Mr Trump's meeting with Kim Yong Chol came with negotiations between Pyongyang and Washington on the North's nuclear arsenal deadlocked.

After their discussion, President Trump said his next summit with the North Korean leader will probably take place near the end of February, without giving an exact date or location.

Mr Kim Jong Un "expressed great satisfaction" after receiving Trump's "good personal letter", the official Korea Central New Agency reported.

It carried a picture of a broadly smiling Kim holding what appeared to be the letter from Trump and sitting in a plush brown leather armchair in his office with Kim Yong Chol.

"We will believe in the positive way of thinking of President Trump (and) wait with patience and in good faith," KCNA cited Kim as saying.

He ordered preparations to be made for the second summit, KCNA reported, in the North's first official comment on the prospective meeting.

Mr Kim and Mr Trump's first encounter was a high-profile summit in Singapore in June -- the first ever meeting between a sitting US president and a North Korean leader.

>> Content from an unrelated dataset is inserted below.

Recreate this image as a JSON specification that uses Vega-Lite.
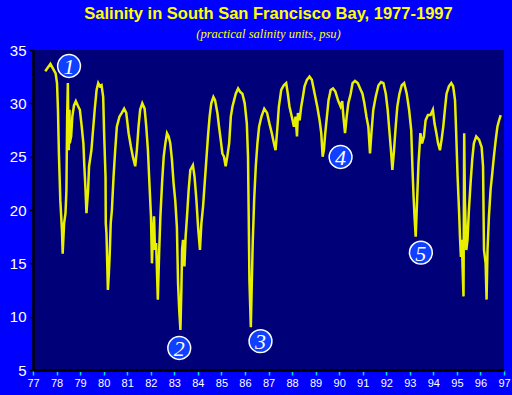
{
  "$schema": "https://vega.github.io/schema/vega-lite/v6.json",
  "autosize": "none",
  "width": 471,
  "height": 320,
  "padding": {"left": 33, "top": 50, "right": 8, "bottom": 25},
  "background": "#0000FF",
  "config": {
    "view": {"fill": "#000078", "stroke": null},
    "axis": {"grid": false, "title": null}
  },
  "title": {
    "text": "Salinity in South San Francisco Bay, 1977-1997",
    "subtitle": "(practical salinity units, psu)",
    "color": "#FFFF00",
    "font": "Liberation Sans",
    "fontSize": 16.5,
    "fontWeight": "bold",
    "subtitleColor": "#FFFF00",
    "subtitleFont": "Liberation Serif",
    "subtitleFontStyle": "italic",
    "subtitleFontSize": 12.5,
    "subtitlePadding": 5,
    "anchor": "middle",
    "offset": 3
  },
  "datasets": {
    "salinity": [
      {"year": 77.52, "psu": 33.0}, {"year": 77.74, "psu": 33.7}, {"year": 77.96, "psu": 32.8}, {"year": 78.02, "psu": 31.9},
      {"year": 78.06, "psu": 29.4}, {"year": 78.10, "psu": 25.3}, {"year": 78.16, "psu": 20.9}, {"year": 78.23, "psu": 18.1},
      {"year": 78.26, "psu": 15.9}, {"year": 78.32, "psu": 18.75}, {"year": 78.38, "psu": 19.7}, {"year": 78.42, "psu": 21.9},
      {"year": 78.45, "psu": 28.75}, {"year": 78.48, "psu": 31.9}, {"year": 78.50, "psu": 27.8}, {"year": 78.52, "psu": 25.6},
      {"year": 78.55, "psu": 29.4}, {"year": 78.56, "psu": 26.25}, {"year": 78.62, "psu": 26.9}, {"year": 78.67, "psu": 28.75},
      {"year": 78.74, "psu": 29.8}, {"year": 78.82, "psu": 30.2}, {"year": 78.90, "psu": 29.8}, {"year": 78.99, "psu": 29.4},
      {"year": 79.07, "psu": 27.8}, {"year": 79.14, "psu": 26.25}, {"year": 79.18, "psu": 24.1}, {"year": 79.23, "psu": 21.9},
      {"year": 79.27, "psu": 19.7}, {"year": 79.34, "psu": 21.9}, {"year": 79.38, "psu": 24.1}, {"year": 79.48, "psu": 25.6},
      {"year": 79.55, "psu": 27.5}, {"year": 79.62, "psu": 29.4}, {"year": 79.70, "psu": 31.25}, {"year": 79.77, "psu": 31.9},
      {"year": 79.84, "psu": 31.6}, {"year": 79.91, "psu": 31.7}, {"year": 79.98, "psu": 30.6}, {"year": 80.02, "psu": 27.2},
      {"year": 80.08, "psu": 23.1}, {"year": 80.09, "psu": 18.75}, {"year": 80.12, "psu": 17.8}, {"year": 80.18, "psu": 12.5},
      {"year": 80.22, "psu": 14.0}, {"year": 80.26, "psu": 16.0}, {"year": 80.30, "psu": 18.75}, {"year": 80.35, "psu": 20.0},
      {"year": 80.42, "psu": 23.1}, {"year": 80.49, "psu": 25.6}, {"year": 80.56, "psu": 27.8}, {"year": 80.67, "psu": 28.75},
      {"year": 80.77, "psu": 29.1}, {"year": 80.87, "psu": 29.5}, {"year": 80.96, "psu": 29.1}, {"year": 81.06, "psu": 27.2},
      {"year": 81.16, "psu": 25.9}, {"year": 81.24, "psu": 25.0}, {"year": 81.34, "psu": 24.1}, {"year": 81.41, "psu": 25.6},
      {"year": 81.48, "psu": 27.8}, {"year": 81.55, "psu": 29.4}, {"year": 81.64, "psu": 30.0}, {"year": 81.74, "psu": 29.5},
      {"year": 81.81, "psu": 27.8}, {"year": 81.88, "psu": 25.6}, {"year": 81.95, "psu": 22.2}, {"year": 82.01, "psu": 19.4},
      {"year": 82.05, "psu": 15.0}, {"year": 82.09, "psu": 17.5}, {"year": 82.14, "psu": 19.4}, {"year": 82.18, "psu": 16.25},
      {"year": 82.23, "psu": 16.9}, {"year": 82.30, "psu": 11.6}, {"year": 82.36, "psu": 16.25}, {"year": 82.41, "psu": 19.4},
      {"year": 82.48, "psu": 22.5}, {"year": 82.55, "psu": 25.0}, {"year": 82.62, "psu": 26.25}, {"year": 82.69, "psu": 27.2},
      {"year": 82.76, "psu": 26.9}, {"year": 82.83, "psu": 26.25}, {"year": 82.90, "psu": 24.7}, {"year": 82.97, "psu": 22.5},
      {"year": 83.04, "psu": 20.9}, {"year": 83.11, "psu": 18.4}, {"year": 83.16, "psu": 13.1}, {"year": 83.21, "psu": 10.6},
      {"year": 83.26, "psu": 8.75}, {"year": 83.30, "psu": 12.5}, {"year": 83.33, "psu": 16.25}, {"year": 83.37, "psu": 17.2},
      {"year": 83.43, "psu": 14.7}, {"year": 83.48, "psu": 17.5}, {"year": 83.54, "psu": 19.4}, {"year": 83.61, "psu": 21.9},
      {"year": 83.68, "psu": 23.75}, {"year": 83.79, "psu": 24.2}, {"year": 83.86, "psu": 23.1}, {"year": 83.94, "psu": 20.9},
      {"year": 84.01, "psu": 18.4}, {"year": 84.09, "psu": 16.25}, {"year": 84.15, "psu": 18.75}, {"year": 84.22, "psu": 20.3},
      {"year": 84.29, "psu": 22.5}, {"year": 84.36, "psu": 24.7}, {"year": 84.43, "psu": 26.9}, {"year": 84.50, "psu": 28.75},
      {"year": 84.57, "psu": 30.0}, {"year": 84.66, "psu": 30.6}, {"year": 84.73, "psu": 30.3}, {"year": 84.83, "psu": 29.1},
      {"year": 84.90, "psu": 27.8}, {"year": 84.97, "psu": 26.6}, {"year": 85.04, "psu": 25.3}, {"year": 85.11, "psu": 25.0},
      {"year": 85.18, "psu": 24.1}, {"year": 85.25, "psu": 25.0}, {"year": 85.33, "psu": 26.25}, {"year": 85.40, "psu": 28.75},
      {"year": 85.47, "psu": 29.7}, {"year": 85.54, "psu": 30.3}, {"year": 85.61, "psu": 30.9}, {"year": 85.71, "psu": 31.4},
      {"year": 85.79, "psu": 31.1}, {"year": 85.89, "psu": 30.9}, {"year": 85.99, "psu": 30.0}, {"year": 86.08, "psu": 28.1},
      {"year": 86.13, "psu": 25.0}, {"year": 86.16, "psu": 19.4}, {"year": 86.19, "psu": 13.4}, {"year": 86.25, "psu": 9.0},
      {"year": 86.29, "psu": 13.1}, {"year": 86.33, "psu": 16.9}, {"year": 86.39, "psu": 20.9}, {"year": 86.46, "psu": 24.1},
      {"year": 86.53, "psu": 26.25}, {"year": 86.60, "psu": 27.8}, {"year": 86.70, "psu": 28.75}, {"year": 86.82, "psu": 29.5},
      {"year": 86.94, "psu": 29.1}, {"year": 87.04, "psu": 28.1}, {"year": 87.14, "psu": 27.2}, {"year": 87.23, "psu": 26.25},
      {"year": 87.30, "psu": 25.6}, {"year": 87.37, "psu": 27.5}, {"year": 87.44, "psu": 29.7}, {"year": 87.54, "psu": 31.25},
      {"year": 87.65, "psu": 31.7}, {"year": 87.75, "psu": 31.9}, {"year": 87.82, "psu": 30.9}, {"year": 87.89, "psu": 29.7},
      {"year": 87.99, "psu": 28.75}, {"year": 88.08, "psu": 27.8}, {"year": 88.15, "psu": 28.75}, {"year": 88.21, "psu": 26.9},
      {"year": 88.25, "psu": 29.1}, {"year": 88.32, "psu": 28.4}, {"year": 88.39, "psu": 29.7}, {"year": 88.46, "psu": 30.6},
      {"year": 88.53, "psu": 31.6}, {"year": 88.63, "psu": 32.2}, {"year": 88.74, "psu": 32.5}, {"year": 88.84, "psu": 32.2},
      {"year": 88.96, "psu": 30.9}, {"year": 89.07, "psu": 29.7}, {"year": 89.17, "psu": 28.4}, {"year": 89.24, "psu": 27.2},
      {"year": 89.30, "psu": 25.0}, {"year": 89.35, "psu": 25.6}, {"year": 89.41, "psu": 27.2}, {"year": 89.48, "psu": 28.75},
      {"year": 89.55, "psu": 30.3}, {"year": 89.64, "psu": 31.25}, {"year": 89.74, "psu": 31.4}, {"year": 89.84, "psu": 31.1},
      {"year": 89.95, "psu": 30.3}, {"year": 90.06, "psu": 29.7}, {"year": 90.13, "psu": 30.2}, {"year": 90.18, "psu": 28.75},
      {"year": 90.25, "psu": 27.2}, {"year": 90.32, "psu": 28.75}, {"year": 90.39, "psu": 30.0}, {"year": 90.49, "psu": 30.9},
      {"year": 90.57, "psu": 31.9}, {"year": 90.67, "psu": 32.1}, {"year": 90.79, "psu": 31.9}, {"year": 90.89, "psu": 31.4},
      {"year": 90.99, "psu": 30.9}, {"year": 91.07, "psu": 30.0}, {"year": 91.16, "psu": 28.75}, {"year": 91.24, "psu": 27.8},
      {"year": 91.31, "psu": 25.3}, {"year": 91.38, "psu": 27.5}, {"year": 91.45, "psu": 29.4}, {"year": 91.55, "psu": 30.6},
      {"year": 91.67, "psu": 31.7}, {"year": 91.78, "psu": 32.0}, {"year": 91.88, "psu": 31.9}, {"year": 91.98, "psu": 30.9},
      {"year": 92.06, "psu": 29.4}, {"year": 92.13, "psu": 27.5}, {"year": 92.20, "psu": 25.6}, {"year": 92.26, "psu": 23.75},
      {"year": 92.33, "psu": 25.6}, {"year": 92.40, "psu": 27.8}, {"year": 92.47, "psu": 29.7}, {"year": 92.56, "psu": 30.9},
      {"year": 92.66, "psu": 31.7}, {"year": 92.76, "psu": 31.9}, {"year": 92.87, "psu": 30.9}, {"year": 92.97, "psu": 29.4},
      {"year": 93.06, "psu": 27.5}, {"year": 93.11, "psu": 24.1}, {"year": 93.16, "psu": 21.25}, {"year": 93.20, "psu": 19.4},
      {"year": 93.25, "psu": 17.5}, {"year": 93.31, "psu": 20.9}, {"year": 93.37, "psu": 24.4}, {"year": 93.45, "psu": 27.2},
      {"year": 93.52, "psu": 26.25}, {"year": 93.60, "psu": 26.9}, {"year": 93.67, "psu": 28.4}, {"year": 93.77, "psu": 28.9},
      {"year": 93.88, "psu": 28.9}, {"year": 93.98, "psu": 29.4}, {"year": 94.05, "psu": 28.1}, {"year": 94.13, "psu": 27.2},
      {"year": 94.20, "psu": 26.25}, {"year": 94.28, "psu": 25.6}, {"year": 94.35, "psu": 26.6}, {"year": 94.42, "psu": 27.8},
      {"year": 94.49, "psu": 29.4}, {"year": 94.56, "psu": 30.9}, {"year": 94.66, "psu": 31.6}, {"year": 94.76, "psu": 31.9},
      {"year": 94.84, "psu": 31.6}, {"year": 94.92, "psu": 30.3}, {"year": 94.97, "psu": 27.2}, {"year": 95.03, "psu": 23.1},
      {"year": 95.09, "psu": 20.0}, {"year": 95.13, "psu": 17.5}, {"year": 95.17, "psu": 15.6}, {"year": 95.21, "psu": 17.2},
      {"year": 95.24, "psu": 14.7}, {"year": 95.28, "psu": 11.9}, {"year": 95.31, "psu": 27.2}, {"year": 95.34, "psu": 20.9},
      {"year": 95.40, "psu": 16.25}, {"year": 95.45, "psu": 17.2}, {"year": 95.51, "psu": 20.0}, {"year": 95.58, "psu": 22.5},
      {"year": 95.65, "psu": 24.7}, {"year": 95.72, "psu": 26.25}, {"year": 95.82, "psu": 26.9}, {"year": 95.94, "psu": 26.6},
      {"year": 96.05, "psu": 25.9}, {"year": 96.11, "psu": 24.1}, {"year": 96.15, "psu": 16.25}, {"year": 96.22, "psu": 15.0},
      {"year": 96.26, "psu": 11.6}, {"year": 96.30, "psu": 16.25}, {"year": 96.36, "psu": 19.4}, {"year": 96.43, "psu": 21.9},
      {"year": 96.50, "psu": 23.4}, {"year": 96.57, "psu": 25.0}, {"year": 96.65, "psu": 26.6}, {"year": 96.72, "psu": 27.8},
      {"year": 96.79, "psu": 28.4}, {"year": 96.86, "psu": 28.9}
    ],
    "notes": [
      {"year": 78.53, "psu": 33.5, "label": "1"},
      {"year": 83.21, "psu": 7.06, "label": "2"},
      {"year": 86.66, "psu": 7.7, "label": "3"},
      {"year": 90.06, "psu": 24.97, "label": "4"},
      {"year": 93.47, "psu": 16.0, "label": "5"}
    ]
  },
  "encoding": {
    "x": {
      "field": "year", "type": "quantitative",
      "scale": {"domain": [77, 97], "nice": false, "zero": false},
      "axis": {
        "values": [77,78,79,80,81,82,83,84,85,86,87,88,89,90,91,92,93,94,95,96,97],
        "format": "d",
        "labelFont": "Liberation Sans", "labelFontSize": 11, "labelColor": "#FFFFFF",
        "labelPadding": 2, "labelFlush": false, "labelOverlap": false,
        "tickColor": "#00E0E0", "tickSize": 5, "tickWidth": 1.5,
        "domainColor": "#000000", "domainWidth": 3
      }
    },
    "y": {
      "field": "psu", "type": "quantitative",
      "scale": {"domain": [5, 35], "nice": false, "zero": false},
      "axis": {
        "values": [5,10,15,20,25,30,35],
        "labelFont": "Liberation Sans", "labelFontSize": 15, "labelColor": "#FFFFFF",
        "labelPadding": 3, "labelFlush": false, "labelOverlap": false,
        "tickColor": "#000000", "tickSize": 4, "tickWidth": 1.5,
        "domainColor": "#000000", "domainWidth": 2.5
      }
    }
  },
  "layer": [
    {
      "data": {"name": "salinity"},
      "mark": {"type": "line", "color": "#E8F000", "strokeWidth": 2.5, "strokeJoin": "miter"}
    },
    {
      "data": {"name": "notes"},
      "mark": {"type": "point", "shape": "circle", "filled": true, "size": 520, "fill": "#1040FF", "stroke": "#FFFFFF", "strokeWidth": 1.5, "opacity": 1}
    },
    {
      "data": {"name": "notes"},
      "mark": {"type": "text", "font": "Liberation Serif", "fontStyle": "italic", "fontSize": 22, "color": "#FFFFFF", "align": "center", "baseline": "middle", "dy": 1},
      "encoding": {"text": {"field": "label"}}
    }
  ]
}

There they signed a vaguely-worded document in which Kim pledged to work towards "the denuclearisation of the Korean peninsula".

But progress has since stalled with the two sides disagreeing over what that means.

Pyongyang is seeking sanctions relief and rejects demands for what it calls its "unilateral" disarmament, while Washington insists that the measures must stay in place until the North gives up its nuclear arsenal.

Even so on Saturday, President Trump said a location for the summit had been decided, without giving more details.

 "Logistical preparations" were under way to host the encounter, most likely in the capital Hanoi or the coastal city of Danang a Vietnamese government source said.

Analysts say a second summit has to make tangible progress on the issue of Pyongyang's nuclear weapons if it is to avoid being dismissed as "reality TV".